WHAT IS ASKED. Can you set down, exactly as they appear below, the lines from the opening of the material through the one bearing "(1377,-1092) -- (1424,-966)", minus the pictures?
╭─ GIVEN INFORMATION
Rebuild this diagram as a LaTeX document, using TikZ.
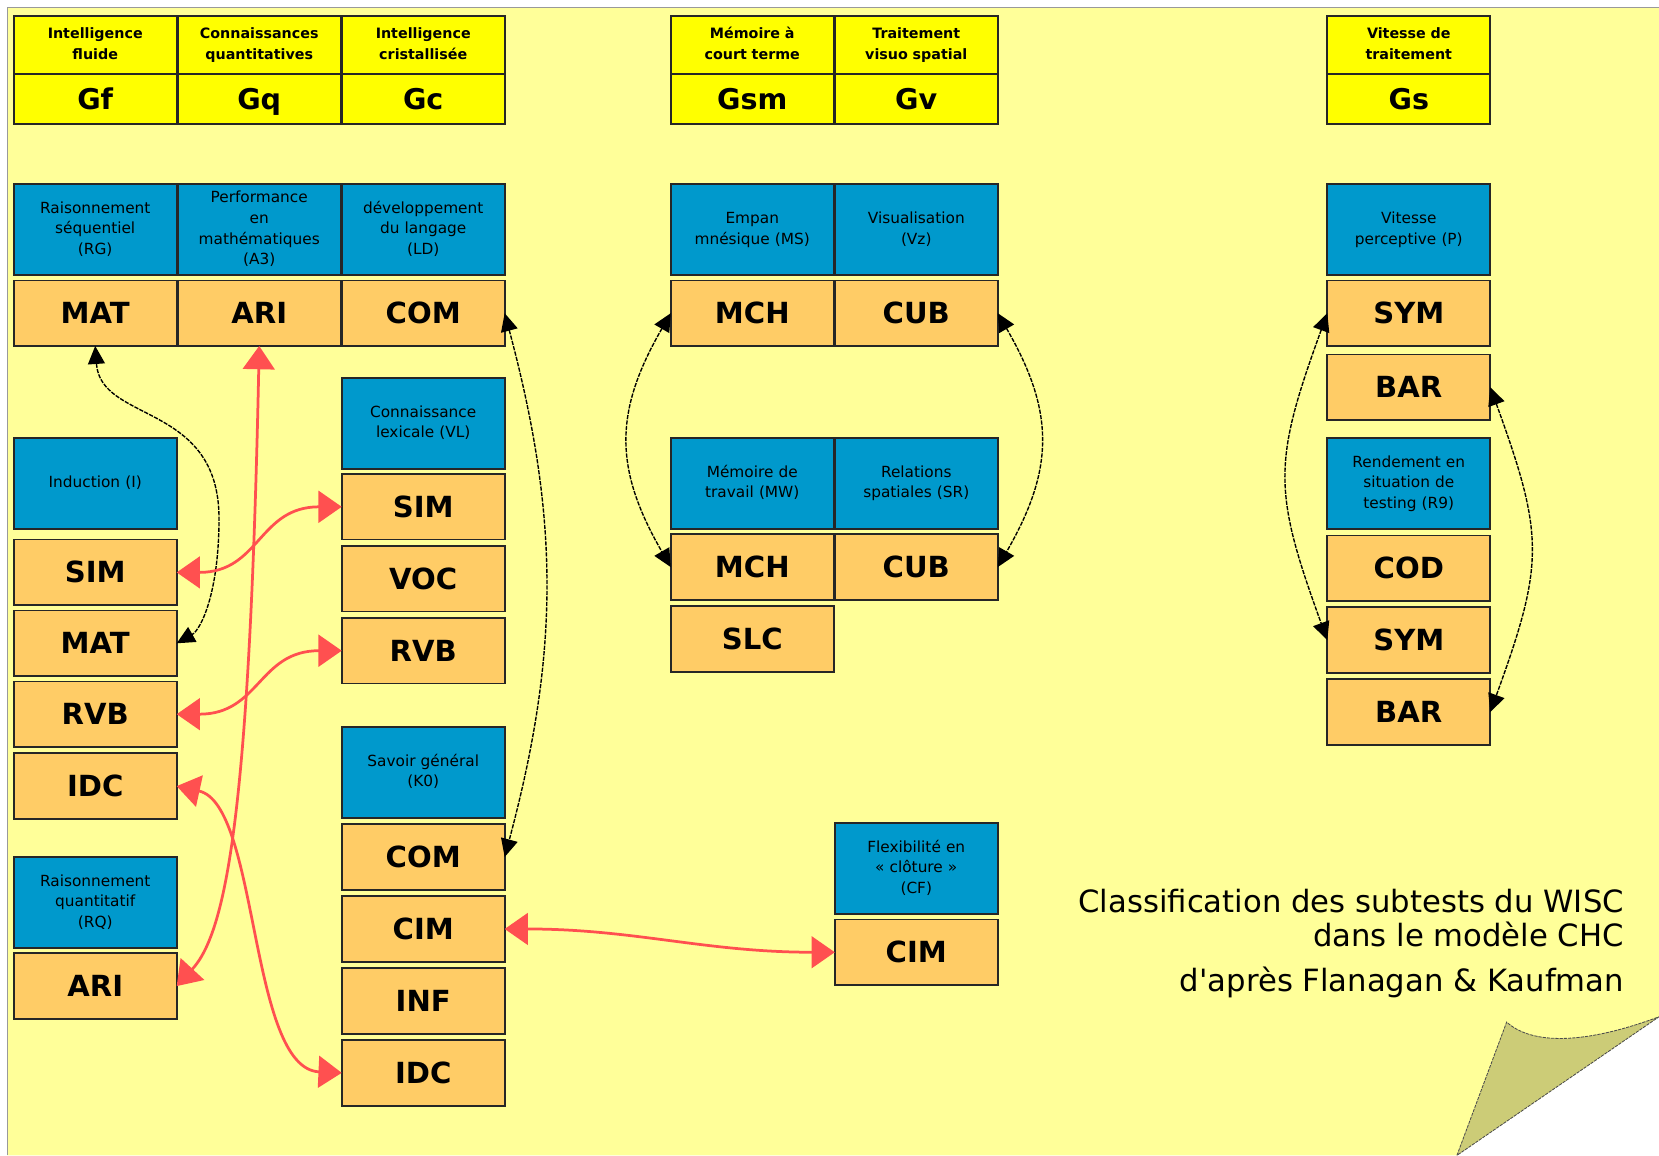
\documentclass[tikz,border=0pt]{standalone}
\usepackage{fontspec}
\setmainfont{DejaVu Sans}
\usepackage[dvipsnames]{xcolor}
\usetikzlibrary{arrows.meta,positioning}

\definecolor{pageyellow}{HTML}{FFFF99}
\definecolor{titleyellow}{HTML}{FFFF00}
\definecolor{skillblue}{HTML}{0099CC}
\definecolor{testorange}{HTML}{FFCC66}
\definecolor{linkred}{HTML}{FF5050}
\definecolor{foldolive}{HTML}{CCCC77}

\begin{document}
\begin{tikzpicture}[
	x=1pt, y=1pt,
	boxbase/.style={
		draw=black!85,
		line width=1.6pt,
		text width=148pt,
		align=center,
		inner sep=3pt,
		outer sep=0pt},
	toptitle/.style={boxbase, fill=titleyellow, minimum height=55pt,
		execute at begin node=\strut, execute at end node=\strut,
		font=\fontsize{13.5}{19}\selectfont\bfseries},
	topcode/.style={boxbase, fill=titleyellow, minimum height=47pt,
		text height=19.7pt, text depth=0pt, font=\fontsize{27}{30}\selectfont\bfseries},
	skillbox/.style={boxbase, fill=skillblue, minimum height=86pt,
		execute at begin node=\strut, execute at end node=\strut,
		font=\fontsize{14.5}{19.5}\selectfont},
	testbox/.style={boxbase, fill=testorange, minimum height=62pt,
		text height=20pt, text depth=0pt, font=\fontsize{27.5}{30}\selectfont\bfseries},
	notetext/.style={anchor=base east, inner sep=0pt, font=\fontsize{29}{33}\selectfont},
	redarrow/.style={{Triangle[length=22pt,width=30pt]}-{Triangle[length=22pt,width=30pt]}, draw=linkred, line width=2.6pt},
	blackarrow/.style={{Triangle[length=17pt,width=16pt]}-{Triangle[length=17pt,width=16pt]}, line width=1.3pt, dash pattern=on 4pt off 1.2pt},
	node distance=6pt
	]
	\useasboundingbox (0,0) rectangle (1568,-1092);
	
	% page with folded corner
	\fill[white] (0,0) rectangle (1568,-1092);
	\fill[pageyellow] (7,-7) -- (1568,-7) -- (1568,-961) -- (1377,-1092) -- (7,-1092) -- cycle;
	\draw[black!40, line width=1.5pt] (7,-1092) -- (7,-7) -- (1568,-7);
	\filldraw[fill=foldolive, draw=black!70, line width=0.8pt, dash pattern=on 3pt off 1pt]
		(1377,-1092) -- (1424,-966) .. controls (1445,-985) and (1490,-990) .. (1568,-961) -- cycle;
	
	% Gf
	\node[toptitle, anchor=north] (tGf) at (90,-15) {Intelligence\\fluide};
	\node[topcode, below=0pt of tGf] (cGf) {Gf};
	\node[skillbox, below=57pt of cGf] (sRG) {Raisonnement\\séquentiel\\(RG)};
	\node[testbox, below=5pt of sRG] (mat1) {MAT};
	\node[skillbox, below=87pt of mat1] (sI) {Induction (I)};
	\node[testbox, below=10pt of sI] (sim1) {SIM};
	\node[testbox, below=5pt of sim1] (mat2) {MAT};
	\node[testbox, below=5pt of mat2] (rvb1) {RVB};
	\node[testbox, below=of rvb1] (idc1) {IDC};
	\node[skillbox, below=36pt of idc1] (sRQ) {Raisonnement\\quantitatif\\(RQ)};
	\node[testbox, below=5pt of sRQ] (ari2) {ARI};
	
	% Gq
	\node[toptitle, right=1pt of tGf] (tGq) {Connaissances\\quantitatives};
	\node[topcode, below=0pt of tGq] (cGq) {Gq};
	\node[skillbox, below=57pt of cGq] (sA3) {Performance\\en\\mathématiques\\(A3)};
	\node[testbox, below=5pt of sA3] (ari1) {ARI};
	
	% Gc
	\node[toptitle, right=1pt of tGq] (tGc) {Intelligence\\cristallisée};
	\node[topcode, below=0pt of tGc] (cGc) {Gc};
	\node[skillbox, below=57pt of cGc] (sLD) {développement\\du langage\\(LD)};
	\node[testbox, below=5pt of sLD] (com1) {COM};
	\node[skillbox, below=30pt of com1] (sVL) {Connaissance\\lexicale (VL)};
	\node[testbox, below=5pt of sVL] (sim3) {SIM};
	\node[testbox, below=of sim3] (voc) {VOC};
	\node[testbox, below=of voc] (rvb3) {RVB};
	\node[skillbox, below=41pt of rvb3] (sK0) {Savoir général\\(K0)};
	\node[testbox, below=of sK0] (com2) {COM};
	\node[testbox, below=of com2] (cim3) {CIM};
	\node[testbox, below=of cim3] (inf) {INF};
	\node[testbox, below=of inf] (idc3) {IDC};
	
	% Gsm
	\node[toptitle, anchor=north] (tGsm) at (711,-15) {Mémoire à\\court terme};
	\node[topcode, below=0pt of tGsm] (cGsm) {Gsm};
	\node[skillbox, below=57pt of cGsm] (sMS) {Empan\\mnésique (MS)};
	\node[testbox, below=5pt of sMS] (mch1) {MCH};
	\node[skillbox, below=87pt of mch1] (sMW) {Mémoire de\\travail (MW)};
	\node[testbox, below=5pt of sMW] (mch2) {MCH};
	\node[testbox, below=of mch2] (slc) {SLC};
	
	% Gv
	\node[toptitle, right=1pt of tGsm] (tGv) {Traitement\\visuo spatial};
	\node[topcode, below=0pt of tGv] (cGv) {Gv};
	\node[skillbox, below=57pt of cGv] (sVz) {Visualisation\\(Vz)};
	\node[testbox, below=5pt of sVz] (cub1) {CUB};
	\node[skillbox, below=87pt of cub1] (sSR) {Relations\\spatiales (SR)};
	\node[testbox, below=5pt of sSR] (cub2) {CUB};
	\node[skillbox, below=211pt of cub2] (sCF) {Flexibilité en\\« clôture »\\(CF)};
	\node[testbox, below=5pt of sCF] (cim5) {CIM};
	
	% Gs
	\node[toptitle, anchor=north] (tGs) at (1331.5,-15) {Vitesse de\\traitement};
	\node[topcode, below=0pt of tGs] (cGs) {Gs};
	\node[skillbox, below=57pt of cGs] (sP) {Vitesse\\perceptive (P)};
	\node[testbox, below=5pt of sP] (sym1) {SYM};
	\node[testbox, below=8pt of sym1] (bar1) {BAR};
	\node[skillbox, below=17pt of bar1] (sR9) {Rendement en\\situation de\\testing (R9)};
	\node[testbox, below=of sR9] (cod) {COD};
	\node[testbox, below=of cod] (sym2) {SYM};
	\node[testbox, below=of sym2] (bar2) {BAR};
	
	\node[notetext] (note1) at (1535,-862) {Classification des subtests du WISC};
	\node[notetext] (note2) at (1535,-895) {dans le modèle CHC};
	\node[notetext] (note3) at (1535,-937) {d\textquotesingle après Flanagan \& Kaufman};
	
	% same subtest, same factor
	\draw[blackarrow] (mat1.south) .. controls (95,-400) and (207,-380) .. (207,-490)
		.. controls (207,-560) and (190,-595) .. (mat2.east);
	\draw[blackarrow] (com1.east) to[out=-75,in=75] (com2.east);
	\draw[blackarrow] (mch1.west) to[out=-120,in=120,looseness=1.15] (mch2.west);
	\draw[blackarrow] (cub1.east) to[out=-60,in=60,looseness=1.15] (cub2.east);
	\draw[blackarrow] (sym1.west) to[out=-110,in=110,looseness=1.25] (sym2.west);
	\draw[blackarrow] (bar1.east) to[out=-70,in=70,looseness=1.25] (bar2.east);
	
	% same subtest, other factor
	\draw[redarrow] (ari1.south) .. controls (236,-760) and (215,-880) .. (ari2.east);
	\draw[redarrow] (sim1.east) to[out=0,in=180,looseness=1.2] (sim3.west);
	\draw[redarrow] (rvb1.east) to[out=0,in=180,looseness=1.2] (rvb3.west);
	\draw[redarrow] (idc1.east) .. controls (245,-760) and (235,-1010) .. (idc3.west);
	\draw[redarrow] (cim3.east) to[out=0,in=180] (cim5.west);
	
\end{tikzpicture}
\end{document}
╰─
WRITTEN ANSWER.
Rebuild this diagram as a LaTeX document, using TikZ.
\documentclass[tikz,border=0pt]{standalone}
\usepackage{fontspec}
\setmainfont{DejaVu Sans}
\usepackage[dvipsnames]{xcolor}
\usetikzlibrary{arrows.meta,positioning}

\definecolor{pageyellow}{HTML}{FFFF99}
\definecolor{titleyellow}{HTML}{FFFF00}
\definecolor{skillblue}{HTML}{0099CC}
\definecolor{testorange}{HTML}{FFCC66}
\definecolor{linkred}{HTML}{FF5050}
\definecolor{foldolive}{HTML}{CCCC77}

\begin{document}
\begin{tikzpicture}[
	x=1pt, y=1pt,
	boxbase/.style={
		draw=black!85,
		line width=1.6pt,
		text width=148pt,
		align=center,
		inner sep=3pt,
		outer sep=0pt},
	toptitle/.style={boxbase, fill=titleyellow, minimum height=55pt,
		execute at begin node=\strut, execute at end node=\strut,
		font=\fontsize{13.5}{19}\selectfont\bfseries},
	topcode/.style={boxbase, fill=titleyellow, minimum height=47pt,
		text height=19.7pt, text depth=0pt, font=\fontsize{27}{30}\selectfont\bfseries},
	skillbox/.style={boxbase, fill=skillblue, minimum height=86pt,
		execute at begin node=\strut, execute at end node=\strut,
		font=\fontsize{14.5}{19.5}\selectfont},
	testbox/.style={boxbase, fill=testorange, minimum height=62pt,
		text height=20pt, text depth=0pt, font=\fontsize{27.5}{30}\selectfont\bfseries},
	notetext/.style={anchor=base east, inner sep=0pt, font=\fontsize{29}{33}\selectfont},
	redarrow/.style={{Triangle[length=22pt,width=30pt]}-{Triangle[length=22pt,width=30pt]}, draw=linkred, line width=2.6pt},
	blackarrow/.style={{Triangle[length=17pt,width=16pt]}-{Triangle[length=17pt,width=16pt]}, line width=1.3pt, dash pattern=on 4pt off 1.2pt},
	node distance=6pt
	]
	\useasboundingbox (0,0) rectangle (1568,-1092);
	
	% page with folded corner
	\fill[white] (0,0) rectangle (1568,-1092);
	\fill[pageyellow] (7,-7) -- (1568,-7) -- (1568,-961) -- (1377,-1092) -- (7,-1092) -- cycle;
	\draw[black!40, line width=1.5pt] (7,-1092) -- (7,-7) -- (1568,-7);
	\filldraw[fill=foldolive, draw=black!70, line width=0.8pt, dash pattern=on 3pt off 1pt]
		(1377,-1092) -- (1424,-966) .. controls (1445,-985) and (1490,-990) .. (1568,-961) -- cycle;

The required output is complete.